We designed four arrays, each containing the same three gRNAs (complete with handles) separated by two unique valves (Fig. 6a; see “Methods” section). A set of designs were selected from the initial valve library (Fig. 3) to give a range of gRNA expression stoichiometries. We pooled the arrays and used T7 RNAP to transcribe the pool in vitro and then performed dRNA-seq characterization to calculate the ratios of expressed gRNAs from each array. We found that as expected each design produced different stoichiometries of the gRNAs (Fig. 6a). We calculated predicted ratios based on the characterization of the valve library and compared those to the measured ratios from the arrays (Fig. 6b). While valves ranked the same in terms of Te, the absolute termination observed was significantly lower in the array, with a decrease that correlated with proximity to the promoter. This feature has been previously observed68, though to our knowledge the cause is not fully understood. One hypothesis is that proximity to the promoter has been predicted to increase transcriptional read-through of protein “roadblocks” by virtue of an increased force from RNAP traffic, which is cumulative69, and a similar effect could be occurring in our case.


a Normalized dRNA-seq read depth profile for each array. Dotted lines denote the start and end of each valve. General array design is shown at the bottom, with the PT7 promoter followed by 3 guide RNAs (gRNAs) separated by two transcriptional valves (V1, V2).
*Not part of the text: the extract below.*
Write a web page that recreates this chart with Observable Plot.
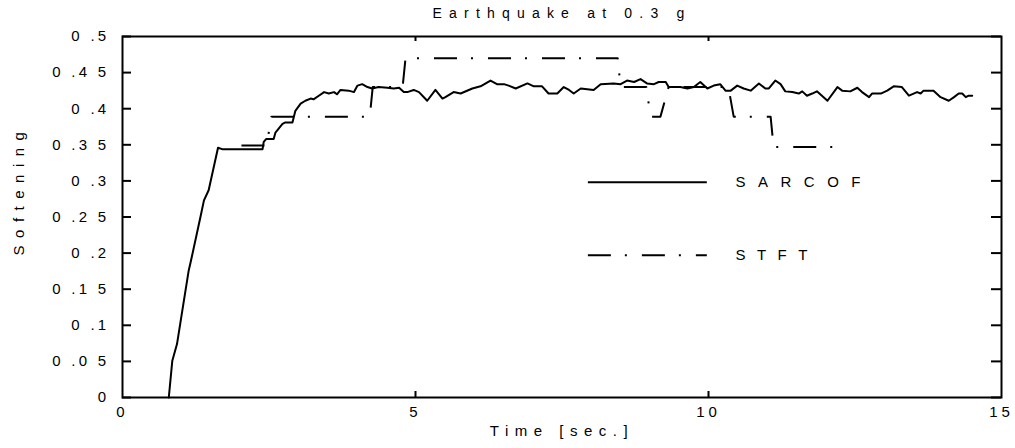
<!DOCTYPE html>
<html>
<head>
<meta charset="utf-8">
<script src="https://cdn.jsdelivr.net/npm/d3@7"></script>
<script src="https://cdn.jsdelivr.net/npm/@observablehq/plot@0.6"></script>
<style>
  html, body { margin: 0; padding: 0; background: #fff; }
  #chart svg { display: block; }
</style>
</head>
<body>
<div id="chart"></div>
<script>
// ---------- data ----------
const title = "Earthquake at 0.3 g";
const xLabel = "Time [sec.]";
const yLabel = "Softening";
const seriesNames = ["SARCOF", "STFT"];
const xTicks = [0, 5, 10, 15];
const yTicks = [0, 0.05, 0.1, 0.15, 0.2, 0.25, 0.3, 0.35, 0.4, 0.45, 0.5];

const sarcofTime = [0.79,0.85,0.93,1.02,1.13,1.17,1.33,1.39,1.47,1.63,1.70,2.39,2.41,2.45,2.58,2.61,2.73,2.78,2.90,2.95,
  3.04,3.12,3.21,3.26,3.35,3.44,3.52,3.61,3.66,3.72,3.86,3.95,4.01,4.09,4.18,4.26,4.37,4.52,4.63,4.72,
  4.80,4.86,4.97,5.06,5.20,5.34,5.46,5.51,5.65,5.77,5.97,6.11,6.28,6.39,6.51,6.59,6.71,6.91,7.02,7.16,
  7.27,7.42,7.53,7.62,7.70,7.82,8.04,8.16,8.38,8.50,8.61,8.73,8.84,8.95,9.07,9.15,9.27,9.32,9.52,9.64,
  9.75,9.86,9.98,10.09,10.20,10.29,10.38,10.49,10.60,10.72,10.86,10.97,11.03,11.14,11.23,11.31,11.43,11.54,11.60,11.68,
  11.77,11.85,12.03,12.20,12.28,12.42,12.54,12.62,12.74,12.79,12.94,13.05,13.16,13.30,13.42,13.56,13.62,13.67,13.84,13.96,
  14.10,14.19,14.27,14.33,14.39,14.44,14.50];
const sarcofValue = [0,0.051,0.074,0.120,0.176,0.190,0.250,0.273,0.287,0.346,0.344,0.344,0.354,0.358,0.358,0.367,0.379,0.381,0.381,0.397,
  0.407,0.411,0.414,0.413,0.418,0.423,0.421,0.423,0.420,0.426,0.425,0.423,0.432,0.434,0.430,0.428,0.430,0.429,0.428,0.429,
  0.423,0.423,0.426,0.423,0.411,0.426,0.414,0.416,0.423,0.421,0.428,0.431,0.439,0.434,0.434,0.432,0.428,0.435,0.431,0.431,
  0.421,0.421,0.430,0.426,0.421,0.428,0.426,0.434,0.435,0.434,0.439,0.437,0.441,0.435,0.434,0.437,0.437,0.430,0.430,0.428,
  0.430,0.437,0.428,0.432,0.434,0.425,0.425,0.432,0.428,0.425,0.435,0.428,0.428,0.439,0.434,0.424,0.423,0.421,0.424,0.418,
  0.421,0.424,0.411,0.430,0.425,0.424,0.429,0.423,0.416,0.421,0.421,0.425,0.431,0.430,0.418,0.423,0.421,0.425,0.425,0.416,
  0.411,0.416,0.421,0.421,0.416,0.418,0.418];

const stftTime  = [2.03,2.46,2.54,4.22,4.27,4.78,4.83,8.45,8.50,8.94,9.01,9.18,9.32,10.34,10.43,11.06,11.11,12.30];
const stftValue = [0.349,0.349,0.389,0.389,0.430,0.430,0.470,0.470,0.430,0.430,0.389,0.389,0.430,0.430,0.389,0.389,0.347,0.347];

const sarcof = sarcofTime.map((t, i) => ({t, v: sarcofValue[i]}));
const stft = stftTime.map((t, i) => ({t, v: stftValue[i]}));

// ---------- formatting ----------
const fmtY = d => {
  if (d === 0) return "0";
  const s = (+d.toFixed(2)).toString();          // e.g. "0.45"
  const [a, b] = s.split(".");
  return a + " ." + b.split("").join(" ");       // "0 .4 5"
};
const fmtX = d => String(d);

const dashDot = "23,14,2,15";
const font = "'Liberation Sans', Arial, Helvetica, sans-serif";

const chart = Plot.plot({
  width: 1015,
  height: 448,
  marginLeft: 122,
  marginRight: 14,
  marginTop: 36,
  marginBottom: 51,
  style: {fontFamily: font, fontSize: "15px", color: "black", background: "white"},
  x: {domain: [0, 15]},
  y: {domain: [0, 0.5]},
  marks: [
    // inward ticks
    Plot.ruleY(yTicks, {stroke: "black", strokeWidth: 2, insetRight: 870}),
    Plot.ruleY(yTicks, {stroke: "black", strokeWidth: 2, insetLeft: 869}),
    Plot.ruleX(xTicks.slice(1, -1), {stroke: "black", strokeWidth: 2, insetTop: 355}),
    Plot.ruleX(xTicks.slice(1, -1), {stroke: "black", strokeWidth: 2, insetBottom: 356}),
    Plot.frame({stroke: "black", strokeWidth: 2}),
    Plot.axisY(yTicks, {tickSize: 0, tickPadding: 13, tickFormat: fmtY, label: null, fontSize: 15}),
    Plot.axisX(xTicks, {tickSize: 0, tickPadding: 9, tickFormat: fmtX, label: null, fontSize: 15}),
    // data
    Plot.line(sarcof, {x: "t", y: "v", stroke: "black", strokeWidth: 2, curve: "linear"}),
    Plot.line(stft, {x: "t", y: "v", stroke: "black", strokeWidth: 2, strokeDasharray: dashDot, strokeLinecap: "butt"}),
    // legend
    Plot.ruleY([0.298], {x1: 7.95, x2: 9.98, stroke: "black", strokeWidth: 2}),
    Plot.ruleY([0.197], {x1: 7.95, x2: 9.98, stroke: "black", strokeWidth: 2, strokeDasharray: dashDot}),
    Plot.text([seriesNames[0]], {x: 10.46, y: 0.298, text: d => d, textAnchor: "start", fontSize: 15}),
    Plot.text([seriesNames[1]], {x: 10.46, y: 0.197, text: d => d, textAnchor: "start", fontSize: 15}),
    // titles
    Plot.text([title], {frameAnchor: "top", dy: -23, lineAnchor: "middle", textAnchor: "middle", fontSize: 14, text: d => d}),
    Plot.text([xLabel], {frameAnchor: "bottom", dy: 34, lineAnchor: "middle", textAnchor: "middle", fontSize: 15, text: d => d}),
    Plot.text([yLabel], {frameAnchor: "left", dx: -103, dy: -27, rotate: -90, lineAnchor: "middle", textAnchor: "middle", fontSize: 15, text: d => d})
  ]
});

document.getElementById("chart").appendChild(chart);

// letter spacing to match the spaced-out typography
const spacing = new Map([[title, 7.2], [xLabel, 6.5], [yLabel, 7.5], [seriesNames[0], 12.5], [seriesNames[1], 11.5]]);
d3.select(chart).selectAll("text").each(function() {
  const t = this.textContent;
  if (spacing.has(t)) d3.select(this).attr("letter-spacing", spacing.get(t));
  else d3.select(this).attr("letter-spacing", 3.3);
});
d3.select(chart).selectAll('g[aria-label="x-axis tick label"] text').attr("letter-spacing", 4);
</script>
</body>
</html>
Resulting gRNA stoichiometries are indicated in top left of each profile (gRNA1:gRNA2:gRNA3) and valve designs are shown above their respective parts. b Comparison of predicted (lighter shading) and measured (darker shading) termination efficiency (Te) for each valve in the arrays. Bars are colored by valve position. c Comparison of Te measurements for in vitro transcription reactions performed with varying concentrations of T7 RNA polymerase (RNAP). Each point corresponds to a transcriptional valve. R2 is the square of the Pearson correlation coefficient. Source data are provided as a Source Data file.
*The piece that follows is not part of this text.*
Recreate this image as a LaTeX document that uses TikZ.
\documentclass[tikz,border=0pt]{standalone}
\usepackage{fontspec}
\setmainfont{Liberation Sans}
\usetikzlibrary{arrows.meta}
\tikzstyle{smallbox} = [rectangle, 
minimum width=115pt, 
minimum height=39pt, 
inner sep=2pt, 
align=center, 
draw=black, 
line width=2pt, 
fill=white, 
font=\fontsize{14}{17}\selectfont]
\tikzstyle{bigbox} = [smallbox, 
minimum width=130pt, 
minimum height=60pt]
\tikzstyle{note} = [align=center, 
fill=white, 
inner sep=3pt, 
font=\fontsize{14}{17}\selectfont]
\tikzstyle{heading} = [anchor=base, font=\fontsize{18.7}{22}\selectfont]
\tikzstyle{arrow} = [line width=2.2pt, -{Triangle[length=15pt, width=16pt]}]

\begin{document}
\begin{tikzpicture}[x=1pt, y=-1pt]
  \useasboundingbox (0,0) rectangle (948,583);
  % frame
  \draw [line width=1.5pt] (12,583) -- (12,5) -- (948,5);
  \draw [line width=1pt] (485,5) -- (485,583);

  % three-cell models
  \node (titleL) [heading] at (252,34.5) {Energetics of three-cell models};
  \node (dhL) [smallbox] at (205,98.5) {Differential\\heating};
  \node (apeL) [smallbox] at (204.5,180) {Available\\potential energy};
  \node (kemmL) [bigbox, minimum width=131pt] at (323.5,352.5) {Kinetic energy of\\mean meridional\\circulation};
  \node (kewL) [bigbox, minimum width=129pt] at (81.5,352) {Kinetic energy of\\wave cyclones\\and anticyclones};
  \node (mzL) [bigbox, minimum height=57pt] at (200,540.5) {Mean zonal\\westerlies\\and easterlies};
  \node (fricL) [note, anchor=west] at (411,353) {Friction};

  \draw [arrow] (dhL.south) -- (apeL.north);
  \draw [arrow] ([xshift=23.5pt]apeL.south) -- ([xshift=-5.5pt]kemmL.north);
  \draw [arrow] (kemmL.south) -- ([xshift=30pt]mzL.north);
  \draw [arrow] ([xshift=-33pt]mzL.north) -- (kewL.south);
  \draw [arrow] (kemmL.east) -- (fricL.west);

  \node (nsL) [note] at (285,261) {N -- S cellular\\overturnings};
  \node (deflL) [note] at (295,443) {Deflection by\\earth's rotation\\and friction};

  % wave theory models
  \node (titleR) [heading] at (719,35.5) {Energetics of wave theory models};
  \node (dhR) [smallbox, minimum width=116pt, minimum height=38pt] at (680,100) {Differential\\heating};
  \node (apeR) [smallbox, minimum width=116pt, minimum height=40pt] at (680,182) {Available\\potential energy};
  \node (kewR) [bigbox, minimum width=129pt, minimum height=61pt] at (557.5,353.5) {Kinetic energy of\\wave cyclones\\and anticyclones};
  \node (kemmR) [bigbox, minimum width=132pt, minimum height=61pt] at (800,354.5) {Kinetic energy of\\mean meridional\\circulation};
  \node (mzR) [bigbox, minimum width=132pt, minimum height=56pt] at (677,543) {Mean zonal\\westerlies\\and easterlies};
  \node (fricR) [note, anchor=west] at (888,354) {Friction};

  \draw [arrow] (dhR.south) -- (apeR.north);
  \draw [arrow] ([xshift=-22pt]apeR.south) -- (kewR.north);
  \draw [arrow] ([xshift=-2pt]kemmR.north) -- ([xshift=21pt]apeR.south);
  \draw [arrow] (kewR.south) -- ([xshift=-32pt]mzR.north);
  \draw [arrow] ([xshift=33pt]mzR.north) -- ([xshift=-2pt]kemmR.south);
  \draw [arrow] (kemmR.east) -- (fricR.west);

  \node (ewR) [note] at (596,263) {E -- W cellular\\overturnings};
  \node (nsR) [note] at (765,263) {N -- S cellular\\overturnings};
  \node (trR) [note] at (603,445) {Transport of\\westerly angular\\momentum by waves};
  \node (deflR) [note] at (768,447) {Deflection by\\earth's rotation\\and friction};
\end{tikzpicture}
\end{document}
To test this hypothesis further, we characterized a small library of 40 terminators using varying concentrations of T7 RNAP for the in vitro transcription reactions to vary the RNAP traffic present on the DNA (1× and 0.2× concentrations). We found a strong correlation (R2 = 0.93) in the Te values. However, for some terminators Te significantly decreased at the higher concentration of T7 RNAP (Fig. 6c). Therefore, the systematic reduction in Te for the CRISPR gRNA arrays, may be a result of the much closer position of the promoter to the terminator in these constructs or other affects our normal termination assay does not capture. Nevertheless, these results demonstrate the ability to use transcriptional valves as a means of multiplexed regulation of RNA-based parts.